- [Your goal]
Print exactly the lines below between the line containing "Write the TikZ code for this diagram." and the line containing "(fechar) at (105,500)", counting both of those lines. Leave pictures out.

....

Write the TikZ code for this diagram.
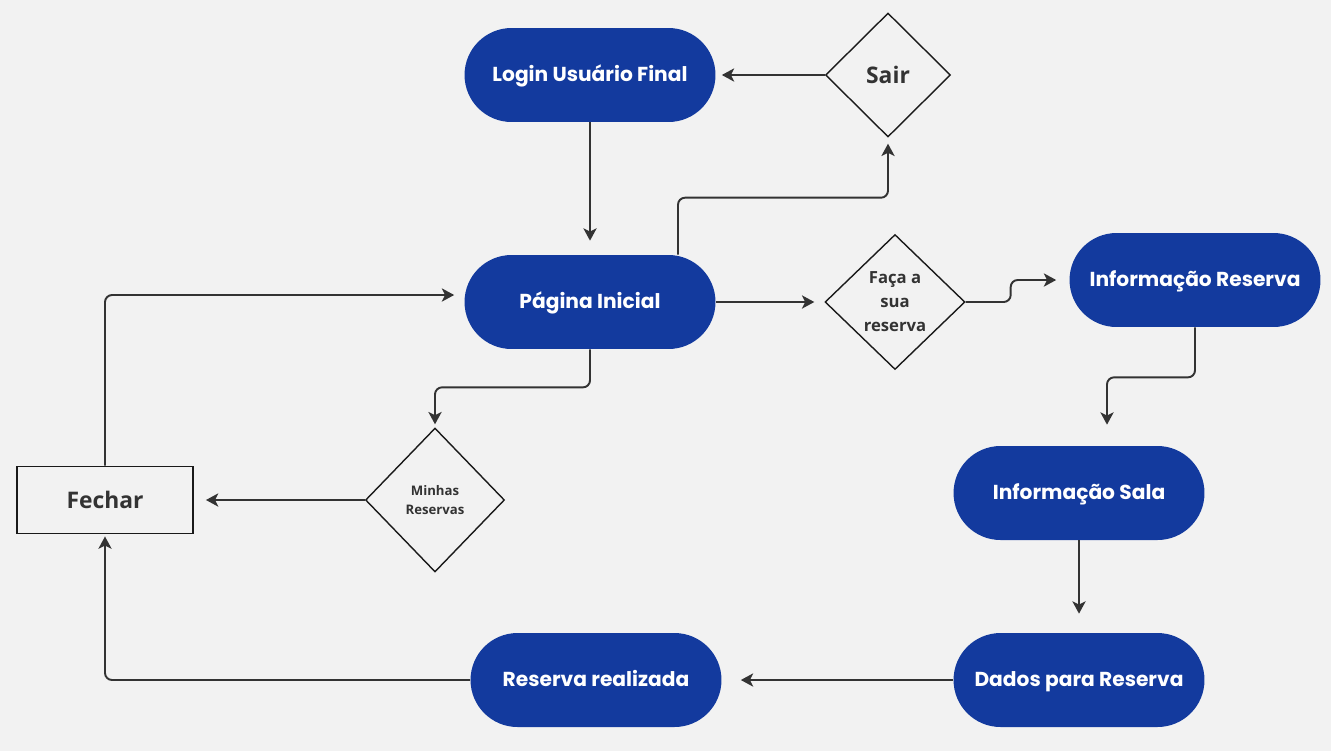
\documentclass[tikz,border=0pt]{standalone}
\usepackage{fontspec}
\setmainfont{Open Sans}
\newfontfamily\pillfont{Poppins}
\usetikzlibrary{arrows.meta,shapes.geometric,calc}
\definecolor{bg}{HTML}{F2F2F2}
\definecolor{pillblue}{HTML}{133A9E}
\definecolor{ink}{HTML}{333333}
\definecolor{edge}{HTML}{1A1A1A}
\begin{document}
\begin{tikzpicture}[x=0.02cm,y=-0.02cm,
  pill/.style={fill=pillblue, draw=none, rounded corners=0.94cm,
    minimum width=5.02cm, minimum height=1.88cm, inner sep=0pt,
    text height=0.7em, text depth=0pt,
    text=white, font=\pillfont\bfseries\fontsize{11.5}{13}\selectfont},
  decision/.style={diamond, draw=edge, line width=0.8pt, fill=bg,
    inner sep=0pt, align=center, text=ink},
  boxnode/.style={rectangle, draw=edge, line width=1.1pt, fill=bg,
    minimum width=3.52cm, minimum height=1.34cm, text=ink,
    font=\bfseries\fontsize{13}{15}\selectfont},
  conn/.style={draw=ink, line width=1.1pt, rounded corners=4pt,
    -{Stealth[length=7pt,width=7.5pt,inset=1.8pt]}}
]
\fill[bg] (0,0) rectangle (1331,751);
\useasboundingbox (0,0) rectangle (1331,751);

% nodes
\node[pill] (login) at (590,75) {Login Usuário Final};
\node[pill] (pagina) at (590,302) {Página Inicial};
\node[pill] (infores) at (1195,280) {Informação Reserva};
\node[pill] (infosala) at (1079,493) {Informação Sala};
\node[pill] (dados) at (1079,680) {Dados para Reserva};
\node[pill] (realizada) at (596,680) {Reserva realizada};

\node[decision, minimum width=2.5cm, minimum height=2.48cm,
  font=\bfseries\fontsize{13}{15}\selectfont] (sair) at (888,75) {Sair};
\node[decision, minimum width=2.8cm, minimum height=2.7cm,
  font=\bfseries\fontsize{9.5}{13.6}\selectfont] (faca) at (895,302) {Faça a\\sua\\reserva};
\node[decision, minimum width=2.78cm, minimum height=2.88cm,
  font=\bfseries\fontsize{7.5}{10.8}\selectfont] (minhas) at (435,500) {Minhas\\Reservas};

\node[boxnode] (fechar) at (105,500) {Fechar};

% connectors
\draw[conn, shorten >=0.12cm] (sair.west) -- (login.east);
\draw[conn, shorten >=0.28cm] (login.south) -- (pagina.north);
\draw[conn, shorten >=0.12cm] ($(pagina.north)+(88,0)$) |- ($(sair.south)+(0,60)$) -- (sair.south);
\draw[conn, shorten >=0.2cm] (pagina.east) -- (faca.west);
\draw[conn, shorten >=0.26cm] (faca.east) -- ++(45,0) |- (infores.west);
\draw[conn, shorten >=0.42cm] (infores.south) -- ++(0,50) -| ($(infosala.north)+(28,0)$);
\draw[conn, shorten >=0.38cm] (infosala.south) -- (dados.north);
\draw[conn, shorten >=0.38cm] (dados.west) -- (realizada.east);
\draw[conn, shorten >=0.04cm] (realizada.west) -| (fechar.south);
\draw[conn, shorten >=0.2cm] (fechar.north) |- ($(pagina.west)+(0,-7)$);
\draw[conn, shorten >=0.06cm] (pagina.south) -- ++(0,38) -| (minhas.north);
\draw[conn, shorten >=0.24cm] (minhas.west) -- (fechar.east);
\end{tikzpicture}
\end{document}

....

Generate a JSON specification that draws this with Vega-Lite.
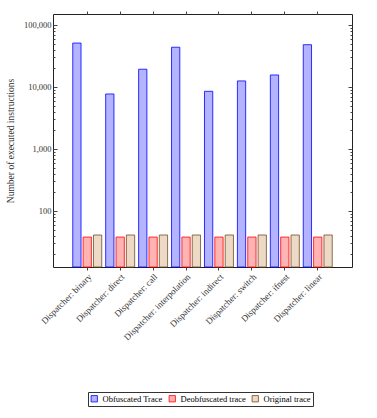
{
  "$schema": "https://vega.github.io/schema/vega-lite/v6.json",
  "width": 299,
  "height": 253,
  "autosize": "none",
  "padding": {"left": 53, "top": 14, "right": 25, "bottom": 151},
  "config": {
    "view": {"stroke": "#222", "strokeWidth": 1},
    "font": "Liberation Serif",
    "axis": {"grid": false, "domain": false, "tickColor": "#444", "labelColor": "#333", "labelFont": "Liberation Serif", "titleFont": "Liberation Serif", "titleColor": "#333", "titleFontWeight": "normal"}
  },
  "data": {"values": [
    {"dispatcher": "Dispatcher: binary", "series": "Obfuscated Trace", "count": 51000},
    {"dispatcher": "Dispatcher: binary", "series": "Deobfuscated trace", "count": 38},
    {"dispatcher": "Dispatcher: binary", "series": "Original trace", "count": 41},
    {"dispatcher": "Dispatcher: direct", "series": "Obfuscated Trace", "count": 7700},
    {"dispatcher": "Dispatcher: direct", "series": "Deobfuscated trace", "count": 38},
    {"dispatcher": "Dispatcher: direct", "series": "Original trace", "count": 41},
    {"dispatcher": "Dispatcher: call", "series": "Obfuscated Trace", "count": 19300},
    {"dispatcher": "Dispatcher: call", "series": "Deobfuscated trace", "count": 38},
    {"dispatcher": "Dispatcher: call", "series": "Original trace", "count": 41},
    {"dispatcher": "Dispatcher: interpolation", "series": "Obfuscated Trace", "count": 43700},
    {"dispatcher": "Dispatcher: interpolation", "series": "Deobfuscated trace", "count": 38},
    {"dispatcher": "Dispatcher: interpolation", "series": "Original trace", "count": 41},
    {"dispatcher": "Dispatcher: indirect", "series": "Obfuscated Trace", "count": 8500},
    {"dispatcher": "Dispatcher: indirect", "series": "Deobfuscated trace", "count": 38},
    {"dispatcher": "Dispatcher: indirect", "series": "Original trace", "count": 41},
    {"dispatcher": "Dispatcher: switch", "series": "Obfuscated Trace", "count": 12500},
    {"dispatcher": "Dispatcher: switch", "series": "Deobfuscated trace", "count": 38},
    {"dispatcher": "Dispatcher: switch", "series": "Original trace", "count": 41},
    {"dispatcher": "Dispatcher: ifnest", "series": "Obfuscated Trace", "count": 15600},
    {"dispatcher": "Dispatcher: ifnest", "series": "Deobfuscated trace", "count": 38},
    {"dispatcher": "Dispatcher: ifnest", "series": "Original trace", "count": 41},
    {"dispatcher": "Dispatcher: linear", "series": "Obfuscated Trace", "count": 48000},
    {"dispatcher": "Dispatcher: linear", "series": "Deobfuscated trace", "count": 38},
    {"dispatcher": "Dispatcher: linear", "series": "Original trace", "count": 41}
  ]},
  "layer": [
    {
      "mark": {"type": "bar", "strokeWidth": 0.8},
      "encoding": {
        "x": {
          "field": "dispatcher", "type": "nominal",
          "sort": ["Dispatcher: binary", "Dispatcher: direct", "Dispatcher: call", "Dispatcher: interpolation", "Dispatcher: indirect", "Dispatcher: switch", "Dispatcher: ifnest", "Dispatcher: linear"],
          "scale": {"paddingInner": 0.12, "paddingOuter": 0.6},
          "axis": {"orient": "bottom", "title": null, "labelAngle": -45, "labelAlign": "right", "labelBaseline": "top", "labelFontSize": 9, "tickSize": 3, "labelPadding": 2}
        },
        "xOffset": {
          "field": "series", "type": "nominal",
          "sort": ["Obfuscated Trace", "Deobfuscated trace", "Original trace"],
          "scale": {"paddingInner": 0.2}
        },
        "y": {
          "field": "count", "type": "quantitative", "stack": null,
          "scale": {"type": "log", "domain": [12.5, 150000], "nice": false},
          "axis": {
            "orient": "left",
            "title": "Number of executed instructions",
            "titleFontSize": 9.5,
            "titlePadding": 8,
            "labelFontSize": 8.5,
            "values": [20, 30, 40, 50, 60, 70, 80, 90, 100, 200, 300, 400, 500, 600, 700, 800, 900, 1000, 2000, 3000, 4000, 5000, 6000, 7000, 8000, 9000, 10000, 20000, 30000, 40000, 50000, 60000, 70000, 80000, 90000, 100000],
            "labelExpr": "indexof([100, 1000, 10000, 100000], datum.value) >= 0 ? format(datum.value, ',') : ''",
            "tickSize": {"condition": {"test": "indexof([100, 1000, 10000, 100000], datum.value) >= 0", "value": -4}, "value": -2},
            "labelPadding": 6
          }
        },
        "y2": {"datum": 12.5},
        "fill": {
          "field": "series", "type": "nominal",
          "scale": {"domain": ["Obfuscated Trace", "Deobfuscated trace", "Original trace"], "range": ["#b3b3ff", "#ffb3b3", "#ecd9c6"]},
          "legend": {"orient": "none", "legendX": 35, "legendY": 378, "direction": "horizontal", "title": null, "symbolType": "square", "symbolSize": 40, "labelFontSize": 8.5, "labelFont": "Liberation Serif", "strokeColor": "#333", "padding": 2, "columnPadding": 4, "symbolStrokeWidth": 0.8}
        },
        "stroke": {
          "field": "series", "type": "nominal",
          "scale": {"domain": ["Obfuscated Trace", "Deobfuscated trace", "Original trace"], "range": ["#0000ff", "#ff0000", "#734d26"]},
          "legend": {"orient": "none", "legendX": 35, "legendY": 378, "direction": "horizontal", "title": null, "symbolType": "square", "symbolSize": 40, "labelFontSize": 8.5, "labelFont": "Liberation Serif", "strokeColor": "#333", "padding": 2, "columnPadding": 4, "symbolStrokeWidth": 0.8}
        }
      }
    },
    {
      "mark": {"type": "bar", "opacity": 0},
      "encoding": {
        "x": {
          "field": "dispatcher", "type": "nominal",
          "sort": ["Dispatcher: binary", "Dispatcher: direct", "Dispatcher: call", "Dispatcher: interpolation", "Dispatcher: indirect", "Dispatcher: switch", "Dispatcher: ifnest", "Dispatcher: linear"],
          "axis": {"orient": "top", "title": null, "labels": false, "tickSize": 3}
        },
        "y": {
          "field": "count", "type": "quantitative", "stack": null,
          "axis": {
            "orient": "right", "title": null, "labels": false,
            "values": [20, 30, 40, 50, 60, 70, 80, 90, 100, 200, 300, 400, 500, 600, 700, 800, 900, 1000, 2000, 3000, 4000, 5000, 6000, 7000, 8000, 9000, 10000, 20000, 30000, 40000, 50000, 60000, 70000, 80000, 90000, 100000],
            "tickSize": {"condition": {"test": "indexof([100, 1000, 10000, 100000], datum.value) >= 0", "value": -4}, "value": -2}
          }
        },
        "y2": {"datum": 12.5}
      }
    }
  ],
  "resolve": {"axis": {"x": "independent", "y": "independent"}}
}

....

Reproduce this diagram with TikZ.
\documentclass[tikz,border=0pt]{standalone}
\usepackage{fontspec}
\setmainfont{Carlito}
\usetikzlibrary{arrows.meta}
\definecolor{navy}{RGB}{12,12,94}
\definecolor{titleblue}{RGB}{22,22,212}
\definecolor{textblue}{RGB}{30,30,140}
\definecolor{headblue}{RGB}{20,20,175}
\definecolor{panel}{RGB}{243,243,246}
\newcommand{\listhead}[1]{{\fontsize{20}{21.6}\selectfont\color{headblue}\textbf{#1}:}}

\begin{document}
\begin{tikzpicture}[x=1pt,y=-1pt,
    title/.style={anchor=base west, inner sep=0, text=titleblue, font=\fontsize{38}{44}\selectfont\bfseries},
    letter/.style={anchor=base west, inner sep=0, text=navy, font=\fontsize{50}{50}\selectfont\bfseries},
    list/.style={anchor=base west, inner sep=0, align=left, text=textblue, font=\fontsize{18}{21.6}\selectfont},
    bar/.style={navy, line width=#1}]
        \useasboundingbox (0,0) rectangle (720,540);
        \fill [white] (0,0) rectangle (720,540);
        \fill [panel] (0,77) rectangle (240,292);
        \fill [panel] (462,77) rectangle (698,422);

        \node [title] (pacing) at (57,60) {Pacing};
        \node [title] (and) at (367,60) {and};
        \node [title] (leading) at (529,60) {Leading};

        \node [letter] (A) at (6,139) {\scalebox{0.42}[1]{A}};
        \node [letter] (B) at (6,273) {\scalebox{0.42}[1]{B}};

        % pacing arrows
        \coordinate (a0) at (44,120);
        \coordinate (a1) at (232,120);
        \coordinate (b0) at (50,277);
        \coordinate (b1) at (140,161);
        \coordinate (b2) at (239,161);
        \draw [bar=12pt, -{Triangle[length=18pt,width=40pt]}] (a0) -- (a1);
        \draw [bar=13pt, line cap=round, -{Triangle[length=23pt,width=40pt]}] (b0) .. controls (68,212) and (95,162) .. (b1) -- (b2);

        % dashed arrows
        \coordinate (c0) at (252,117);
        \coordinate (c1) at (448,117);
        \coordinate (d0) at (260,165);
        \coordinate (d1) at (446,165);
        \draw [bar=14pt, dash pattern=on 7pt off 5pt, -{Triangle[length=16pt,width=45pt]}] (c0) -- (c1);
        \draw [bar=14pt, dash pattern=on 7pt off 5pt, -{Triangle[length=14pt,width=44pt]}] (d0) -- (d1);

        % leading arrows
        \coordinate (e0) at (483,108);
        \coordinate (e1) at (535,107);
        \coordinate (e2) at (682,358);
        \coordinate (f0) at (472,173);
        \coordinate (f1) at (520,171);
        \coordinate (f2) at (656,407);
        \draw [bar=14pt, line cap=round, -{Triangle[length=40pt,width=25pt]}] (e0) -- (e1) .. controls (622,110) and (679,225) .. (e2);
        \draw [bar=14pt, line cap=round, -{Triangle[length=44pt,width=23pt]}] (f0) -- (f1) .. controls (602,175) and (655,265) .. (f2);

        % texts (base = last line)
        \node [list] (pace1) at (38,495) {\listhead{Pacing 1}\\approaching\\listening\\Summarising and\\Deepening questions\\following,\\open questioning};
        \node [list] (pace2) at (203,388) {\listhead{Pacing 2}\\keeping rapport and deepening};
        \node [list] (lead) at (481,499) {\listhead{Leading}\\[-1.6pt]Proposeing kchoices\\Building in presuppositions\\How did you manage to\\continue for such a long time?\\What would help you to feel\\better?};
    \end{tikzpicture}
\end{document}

....

- [Correct result]
Write the TikZ code for this diagram.
\documentclass[tikz,border=0pt]{standalone}
\usepackage{fontspec}
\setmainfont{Open Sans}
\newfontfamily\pillfont{Poppins}
\usetikzlibrary{arrows.meta,shapes.geometric,calc}
\definecolor{bg}{HTML}{F2F2F2}
\definecolor{pillblue}{HTML}{133A9E}
\definecolor{ink}{HTML}{333333}
\definecolor{edge}{HTML}{1A1A1A}
\begin{document}
\begin{tikzpicture}[x=0.02cm,y=-0.02cm,
  pill/.style={fill=pillblue, draw=none, rounded corners=0.94cm,
    minimum width=5.02cm, minimum height=1.88cm, inner sep=0pt,
    text height=0.7em, text depth=0pt,
    text=white, font=\pillfont\bfseries\fontsize{11.5}{13}\selectfont},
  decision/.style={diamond, draw=edge, line width=0.8pt, fill=bg,
    inner sep=0pt, align=center, text=ink},
  boxnode/.style={rectangle, draw=edge, line width=1.1pt, fill=bg,
    minimum width=3.52cm, minimum height=1.34cm, text=ink,
    font=\bfseries\fontsize{13}{15}\selectfont},
  conn/.style={draw=ink, line width=1.1pt, rounded corners=4pt,
    -{Stealth[length=7pt,width=7.5pt,inset=1.8pt]}}
]
\fill[bg] (0,0) rectangle (1331,751);
\useasboundingbox (0,0) rectangle (1331,751);

% nodes
\node[pill] (login) at (590,75) {Login Usuário Final};
\node[pill] (pagina) at (590,302) {Página Inicial};
\node[pill] (infores) at (1195,280) {Informação Reserva};
\node[pill] (infosala) at (1079,493) {Informação Sala};
\node[pill] (dados) at (1079,680) {Dados para Reserva};
\node[pill] (realizada) at (596,680) {Reserva realizada};

\node[decision, minimum width=2.5cm, minimum height=2.48cm,
  font=\bfseries\fontsize{13}{15}\selectfont] (sair) at (888,75) {Sair};
\node[decision, minimum width=2.8cm, minimum height=2.7cm,
  font=\bfseries\fontsize{9.5}{13.6}\selectfont] (faca) at (895,302) {Faça a\\sua\\reserva};
\node[decision, minimum width=2.78cm, minimum height=2.88cm,
  font=\bfseries\fontsize{7.5}{10.8}\selectfont] (minhas) at (435,500) {Minhas\\Reservas};

\node[boxnode] (fechar) at (105,500) {Fechar};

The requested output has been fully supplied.